Leonardo Teixeira
Quase uma década se passou desde que Lady Gaga surgiu no cenário musical. Com visual desafiador e produções contagiantes para as pistas, a nova-iorquina foi um sopro de ar fresco na cena pop, que à época encontrava-se saturada pela mistura prolífica de dance e hip hop, encabeçada por produtores como Timbaland e Jermaine Dupri — atualmente considerados datados, apesar de sua grande contribuição à cultura popular — e lugar comum da criação radiofônica da primeira década do século XXI.

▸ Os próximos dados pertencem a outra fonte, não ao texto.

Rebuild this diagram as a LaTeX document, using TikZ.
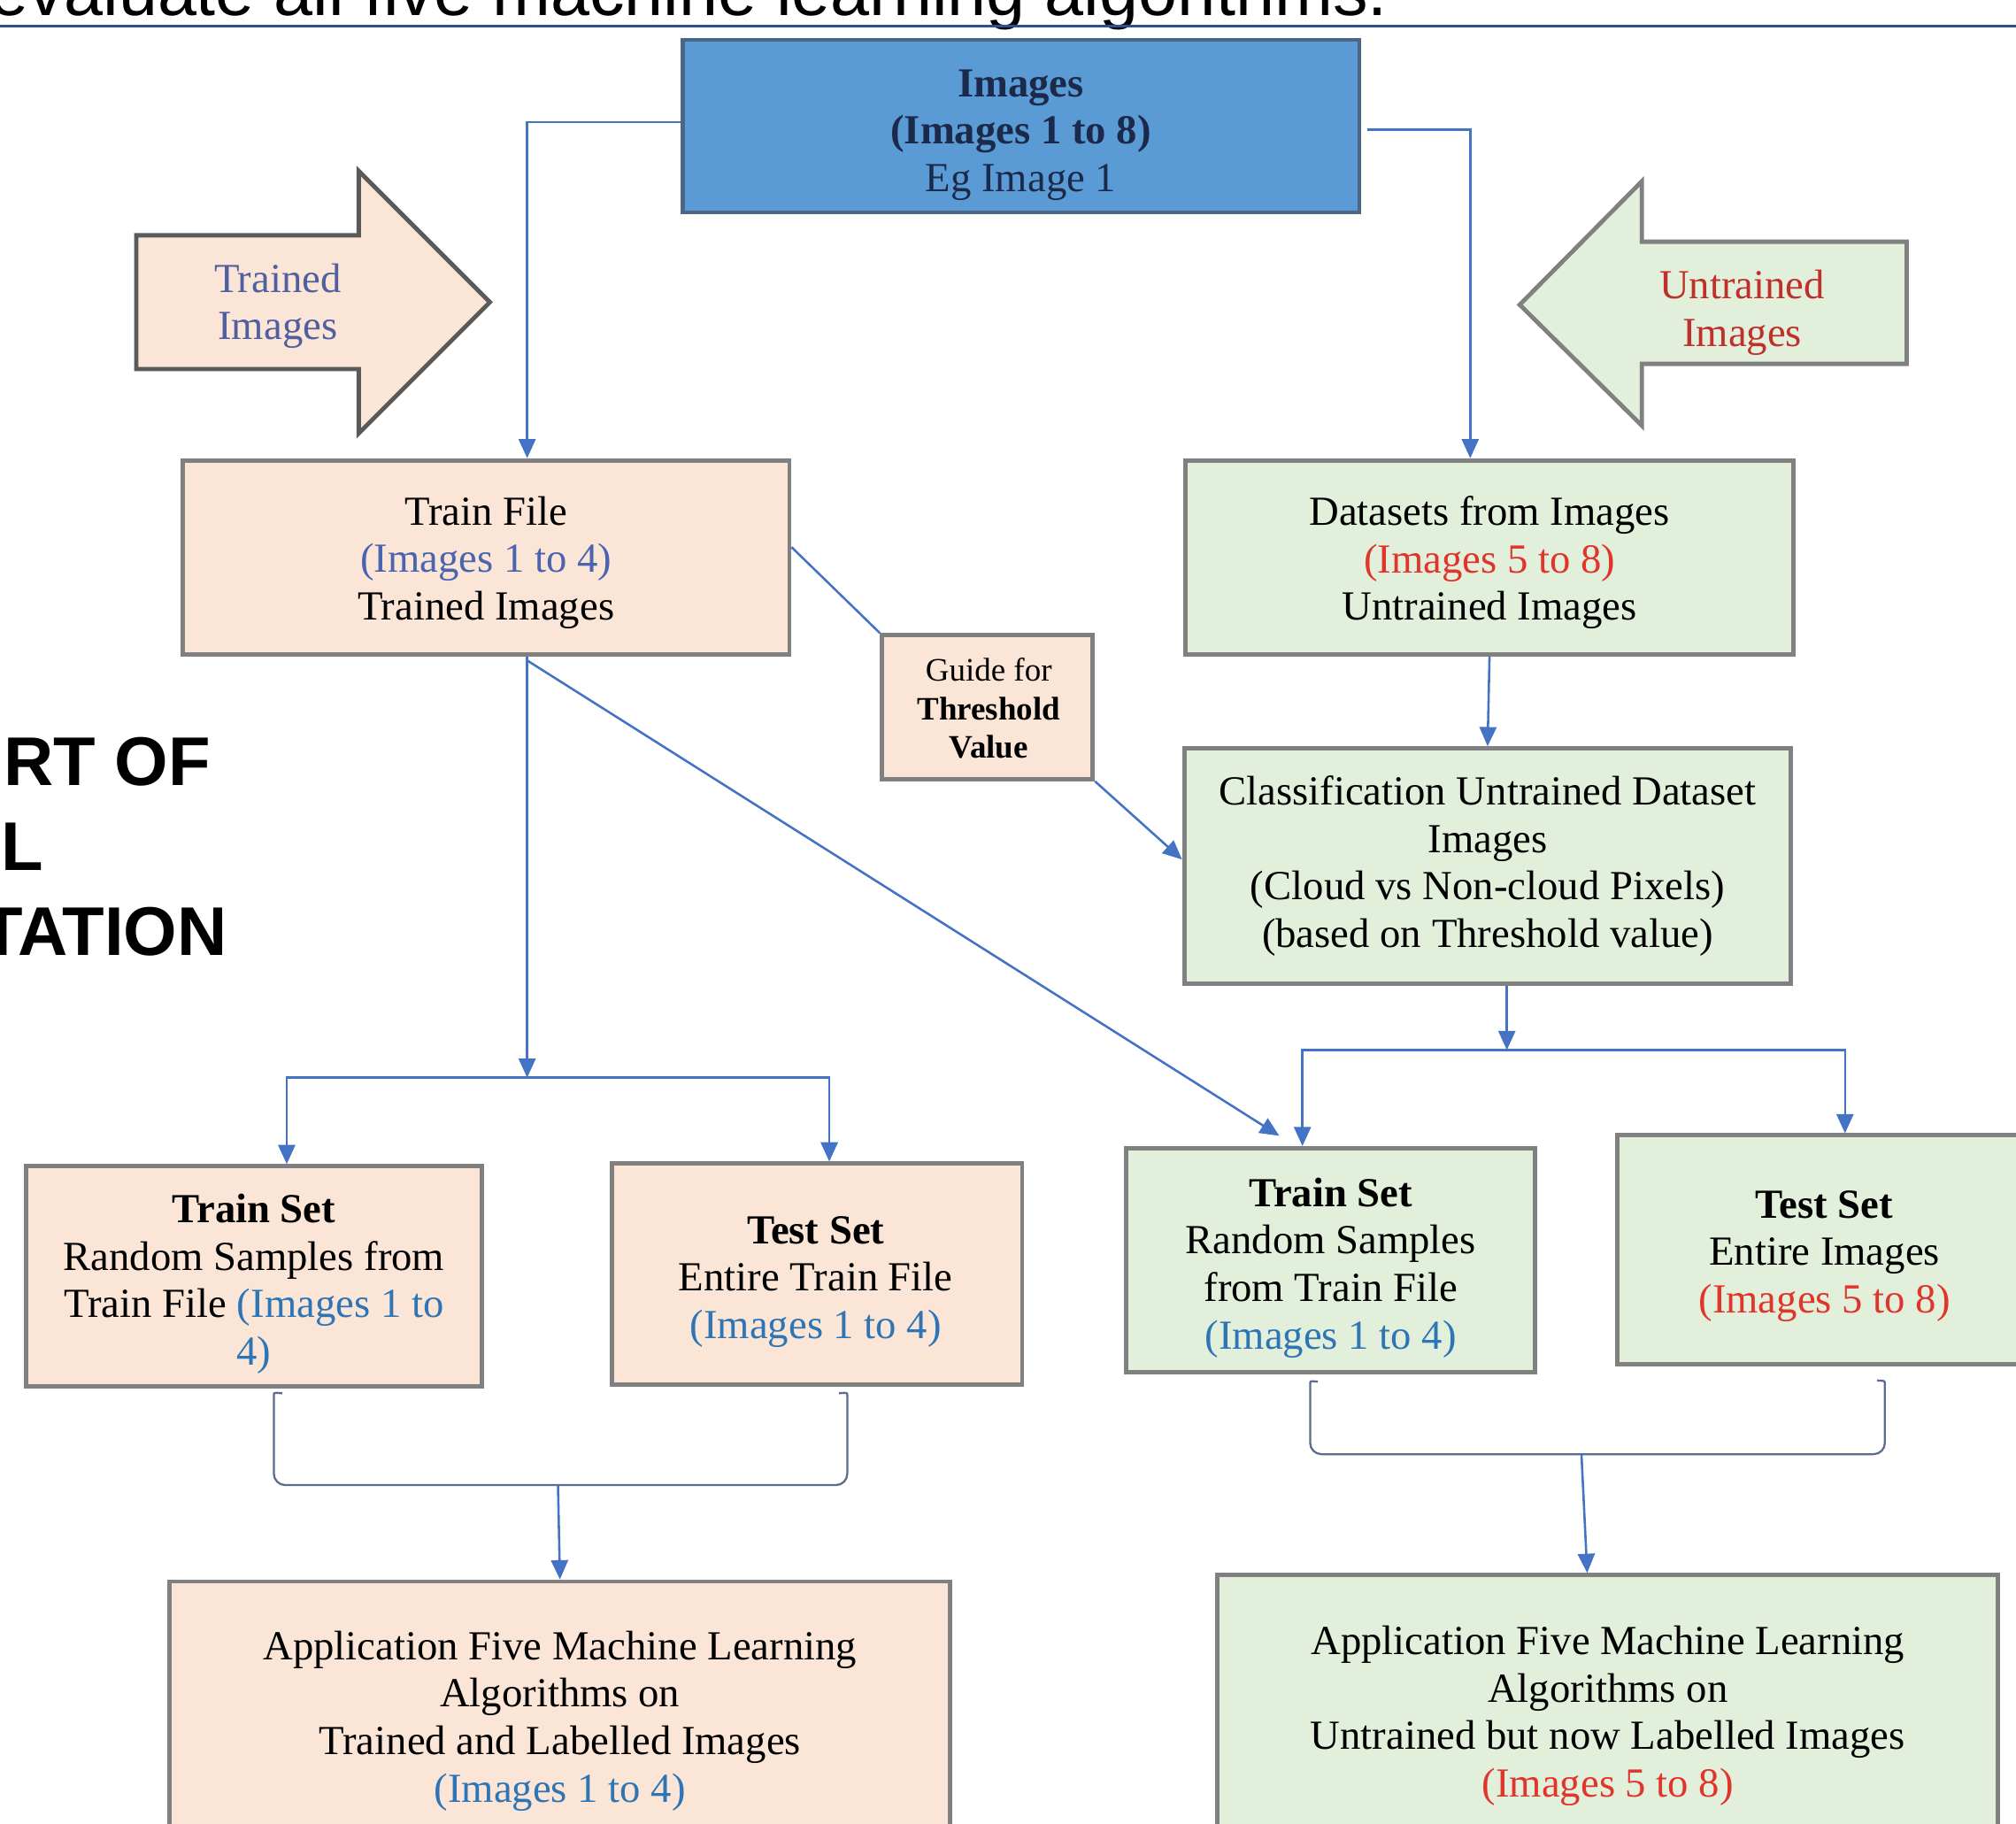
\documentclass[tikz,border=0pt]{standalone}
\usepackage{fontspec}
\setmainfont{Liberation Serif}
\newfontfamily\arialf{Liberation Sans}
\usetikzlibrary{arrows.meta,calc}
\definecolor{peach}{HTML}{FBE5D6}
\definecolor{lgreen}{HTML}{E2EFDA}
\definecolor{boxblue}{HTML}{5B9BD5}
\definecolor{boxblueline}{HTML}{4A6785}
\definecolor{bordergray}{HTML}{808080}
\definecolor{arrowgray}{HTML}{5A5A5A}
\definecolor{connblue}{HTML}{4472C4}
\definecolor{imgblue}{HTML}{2E75B6}
\definecolor{tfblue}{HTML}{4A64B0}
\definecolor{imgred}{HTML}{E0352B}
\definecolor{navy}{HTML}{1B2A4A}
\definecolor{slate}{HTML}{4F5F9F}
\definecolor{darkred}{HTML}{C0302A}
\definecolor{rulecol}{HTML}{2F4F8F}
\definecolor{brk}{HTML}{5A6E8C}
\begin{document}
\begin{tikzpicture}[x=0.02cm,y=-0.02cm,
  box/.style={draw=bordergray, line width=1.9pt, inner sep=0pt},
  pbox/.style={box, fill=peach},
  gbox/.style={box, fill=lgreen},
  txt/.style={inner sep=0pt, align=center, font=\fontsize{18.3}{21}\selectfont},
  conn/.style={draw=connblue, line width=1pt},
  arr/.style={conn, -{Triangle[length=8.5pt,width=7.5pt]}},
  bracket/.style={draw=brk, line width=0.9pt, rounded corners=5pt},
  blockarrow/.style={line width=1.9pt, line join=miter},
  bigsans/.style={inner sep=0pt, font=\arialf\bfseries\fontsize{30.5}{36}\selectfont},
]
\useasboundingbox (0,0) rectangle (1568,1418);
\clip (0,0) rectangle (1568,1418);
\fill[white] (0,0) rectangle (1568,1418);

% heading remnants (cut by the page edge as in the source)
\node[inner sep=0pt, anchor=base west, font=\arialf\fontsize{31}{36}\selectfont] (title) at (-8,12)
  {evaluate all five machine learning algorithms.};
\draw[rulecol, line width=1.2pt] (0,20) -- (1568,20);

\node[bigsans, anchor=base east] (lt1) at (164,611) {RT OF};
\node[bigsans, anchor=base east] (lt2) at (34,677) {L};
\node[bigsans, anchor=base east] (lt3) at (177,743) {TATION};

% block arrows
\draw[blockarrow, fill=peach, draw=arrowgray]
  (106,183) -- (279,183) -- (279,133) -- (381,235) -- (279,337) -- (279,287) -- (106,287) -- cycle;
\node[txt, text=slate] (trainedlbl) at (216,238) {Trained\\Images};
\draw[blockarrow, fill=lgreen, draw=bordergray]
  (1483,188) -- (1277,188) -- (1277,141) -- (1182,237) -- (1277,331) -- (1277,283) -- (1483,283) -- cycle;
\node[txt, text=darkred] (untrainedlbl) at (1355,243) {Untrained\\Images};

% boxes
\node[box, fill=boxblue, draw=boxblueline, line width=1.6pt, minimum width=10.52cm, minimum height=2.68cm] (img) at (794,98) {};
\node[txt, text=navy] (imgtext) at ($(img)+(0,7)$) {\textbf{Images}\\\textbf{(Images 1 to 8)}\\Eg Image 1};

\node[pbox, minimum width=9.44cm, minimum height=3.02cm] (tf) at (378,433.5) {};
\node[txt] (tftext) at ($(tf)+(0,4)$) {Train File\\\textcolor{tfblue}{(Images 1 to 4)}\\Trained Images};

\node[gbox, minimum width=9.46cm, minimum height=3.02cm] (ds) at (1158.5,433.5) {};
\node[txt] (dstext) at ($(ds)+(0,4)$) {Datasets from Images\\\textcolor{imgred}{(Images 5 to 8)}\\Untrained Images};

\node[pbox, minimum width=3.28cm, minimum height=2.24cm] (guide) at (768,550) {};
\node[txt, font=\fontsize{14.5}{17}\selectfont] (guidetext) at ($(guide)+(1,1)$) {Guide for\\\textbf{Threshold}\\\textbf{Value}};

\node[gbox, minimum width=9.44cm, minimum height=3.66cm] (cls) at (1157,673.5) {};
\node[txt] (clstext) at (cls) {Classification Untrained Dataset\\Images\\(Cloud vs Non-cloud Pixels)\\(based on Threshold value)};

\node[pbox, minimum width=7.1cm, minimum height=3.42cm] (lts) at (197.5,992.5) {};
\node[txt] (ltstext) at ($(lts)+(0,6)$) {\textbf{Train Set}\\Random Samples from\\Train File \textcolor{imgblue}{(Images 1 to}\\\textcolor{imgblue}{4)}};

\node[pbox, minimum width=6.38cm, minimum height=3.44cm] (lte) at (635.5,991) {};
\node[txt] (ltetext) at ($(lte)+(-1,6)$) {\textbf{Test Set}\\Entire Train File\\\textcolor{imgblue}{(Images 1 to 4)}};

\node[gbox, minimum width=6.36cm, minimum height=3.48cm] (rts) at (1035,980) {};
\node[txt] (rtstext) at ($(rts)+(0,6)$) {\textbf{Train Set}\\Random Samples\\from Train File\\\textcolor{imgblue}{(Images 1 to 4)}};

\node[gbox, minimum width=6.44cm, minimum height=3.56cm] (rte) at (1419,972) {};
\node[txt] (rtetext) at ($(rte)+(0,5)$) {\textbf{Test Set}\\Entire Images\\\textcolor{imgred}{(Images 5 to 8)}};

\node[pbox, minimum width=12.14cm, minimum height=4.3cm] (lapp) at (435.5,1337.5) {};
\node[txt] (lapptext) at ($(lapp)+(0,1)$) {Application Five Machine Learning\\Algorithms on\\Trained and Labelled Images\\\textcolor{imgblue}{(Images 1 to 4)}};

\node[gbox, minimum width=12.14cm, minimum height=4.3cm] (rapp) at (1250.5,1332.5) {};
\node[txt] (rapptext) at ($(rapp)+(0,2)$) {Application Five Machine Learning\\Algorithms on\\Untrained but now Labelled Images\\\textcolor{imgred}{(Images 5 to 8)}};

% connectors from the top box
\draw[arr] ($(img.west)+(0,-3)$) -| ($(tf.north)+(32,0)$);
\draw[arr] ($(img.east)+(5,3)$) -| ($(ds.north)+(-15,0)$);

% threshold guide
\draw[conn] ($(tf.east)+(0,-8)$) -- (guide.north west);
\draw[arr] (guide.south east) -- ($(cls.west)+(0,-5)$);
\draw[arr] (ds.south) -- (cls.north);

% left split
\coordinate (lsplit) at ($(tf.south)+(32,327.5)$);
\draw[arr] ($(tf.south)+(32,0)$) -- (lsplit);
\draw[arr] (lsplit) -| ($(lts.north)+(25.5,0)$);
\draw[arr] (lsplit) -| ($(lte.north)+(9.5,0)$);

% diagonal to right train set
\draw[arr] ($(tf.south)+(32,3)$) -- ($(rts.north)+(-40,-8)$);

% right split
\coordinate (rsplit) at ($(cls.south)+(15,50)$);
\draw[arr] ($(cls.south)+(15,0)$) -- (rsplit);
\draw[arr] (rsplit) -| ($(rts.north)+(-22,0)$);
\draw[arr] (rsplit) -| ($(rte.north)+(16,0)$);

% left bracket
\coordinate (lbr) at (434,1155);
\draw[bracket] ($(lts.south)+(22,4)$) .. controls (213,1083) .. (213,1094) -- (213,1155) -- (659,1155)
  -- (659,1094) .. controls (659,1083) .. ($(lte.south)+(17,5)$);
\draw[arr] (lbr) -- (lapp.north);

% right bracket
\coordinate (rbr) at (1230,1131);
\draw[bracket] ($(rts.south)+(-10,6)$) .. controls (1019,1074) .. (1019,1084) -- (1019,1131) -- (1466,1131)
  -- (1466,1084) .. controls (1466,1074) .. ($(rte.south)+(41,11)$);
\draw[arr] (rbr) -- ($(rapp.north)+(-16,0)$);
\end{tikzpicture}
\end{document}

Agora, no entanto, os tempos são outros: a fórmula de figurinos à moda club kid somados à reinvenção do dance pop que consagrou Madonna na década de 80 rendeu muito nos últimos anos, mas já não é tão bem digerida pelo público, que não conseguiu apreciar as megalomanias visuais e musicais da cantora em seu último registro de estúdio solo, Artpop (2013). Se em 2008 as gravadoras tiveram que encalçar a interprete de Bad Romance e sua revolução performática, em 2016 cresce a pressão para que ela se adeque ao casamento da música pop com a moda minimalista e à retomada dos ritmos negros, tidos como superados anos antes. Joanne (2016) é o resultado do desafio feito a Gaga pelo público, de manter-se fiel a sua veia artística sem prender-se aos anos de glória passados. Uma tarefa daquelas!
Lançado sob expectativa das grandes, o carro-chefe do álbum, Perfect Illusion, não empolgou: a produção de Mark Ronson, BLOOD, creditado nos últimos trabalhos de Grimes, Britney Spears e Justin Bieber, e Kevin Parker, vocalista da queridinha indie Tame Impala, mira num rock cru e orgânico, mas acaba soando mal acabada.
Felizmente, as demais faixas do trabalho não sofrem com o mesmo problema, apresentando coesão na exploração do conceito escolhido. Concebido como um relato pessoal da antítese entre a Lady Gaga real e a pessoa que sua família aspirava que ela se tornasse, Joanne é repleto da sonoridade pop-rock que inundou as rádios na década de 80 e de musicalidade do country setentista. As faixas Diamond Heart e Sinner’s Prayer são alguns dos pontos altos do álbum por explorarem, respectivamente, estas características. Encontra-se na faixa-título, no entanto, o único momento em que o emocional da cantora é cavado fundo o bastante.
Em outros momentos, Gaga decepciona por apresentar uma interpretação muito literal de suas referências. Produções como Come to Mama — que encarna uma versão pouco inspirada do David Bowie de Hunky Dory (1971) —, e John Wayne soam óbvias em meio aos experimentos mais inventivos citados no parágrafo anterior, embora mantenham a atenção do ouvinte.
Dancin’ in Circles, com a inusitada participação do multifacetado Beck na composição, ensaia um divertido ska à Gwen Stefani, apesar de soar fora de contexto aqui. Enquanto isso, o tão esperado dueto com Florence Welch, Hey Girl, acerta em cheio ao utilizar do synth-funk imortalizado por nomes como Grace Jones e Prince para embalar a letra sobre sororidade, compondo o ato mais memorável do álbum.
Joanne é uma consequência de seu tempo: no ano em que Rihanna e Beyoncé optaram por incorporar uma atmosfera alternativa a seu som e visual, Lady Gaga viu a necessidade de compensar os erros do passado. Depois de suavizar sua imagem através de um álbum e turnê com o veterano do jazz Tony Bennet, a compositora de Born this Way já se vê caindo novamente nas graças de público, dessa vez como uma cowgirl sofredora à Dolly Parton. Gaga parece ter finalmente entendido as regras do jogo da música pop, que determinam a validade da persona que o artista apresenta à audiência, exigindo que essa se renove constantemente.
O resultado é uma obra de qualidade bem alta, mas que por vezes tropeça em seu próprio conceito. Vendido como a exposição do íntimo emocional de sua intérprete, Joanne não oferece muito mais que uma contribuição divertida à discografia de Lady Gaga, permanecendo na zona de conforto. No entanto, empolga por trazer de volta à cena uma das mentes mais interessantes e criativas de sua geração. É a prova de que a relação da artista com o público é sólida. E segue firme e forte.